# 16/17 Recap (Pic Heavy)



## hrstille (Feb 2, 2017)

It was an up and down season for us. I mean a real grind. We didn't let it get the best of us. We had a great time with old friends and new one. We battled some of the worst weather I've seen. We had 4" of ice one day and sunburns the next. Overall we had a great time and made some great memories.

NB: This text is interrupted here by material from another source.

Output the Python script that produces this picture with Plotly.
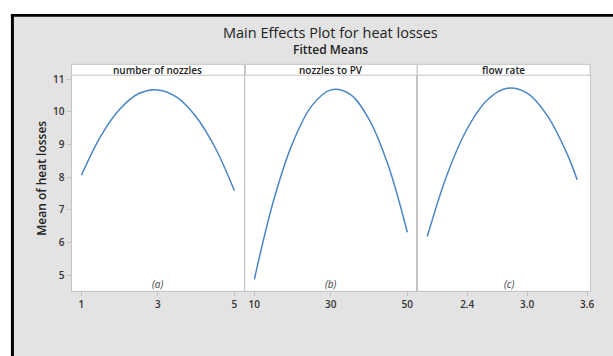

Lord willing I'll start the grind again come November.


----------



## DRBugman85 (Feb 3, 2017)

Great pictures of some great hunts.Looks like fun with friends.


----------



## mizzippi jb (Feb 3, 2017)

Nice pics!


----------



## kevbo3333 (Feb 3, 2017)

Good looking pictures.


----------



## Michael F Sights (Feb 3, 2017)

Great Season!


----------



## flatsmaster (Feb 3, 2017)

Nice pics !!!! How did u get them to all post at once ??? I was gonna post some pics but I have to do 1 at a time


----------



## hrstille (Feb 3, 2017)

flatsmaster said:


> Nice pics !!!! How did u get them to all post at once ??? I was gonna post some pics but I have to do 1 at a time



I just uploaded all of them in the attachments


----------



## Barebowyer (Feb 4, 2017)

Well done and great pics!!!!


----------



## Hunter247 (Feb 5, 2017)

Good looking pics. Looks like y'all wore out the pintails


----------



## emusmacker (Feb 7, 2017)

Very nice pics.


----------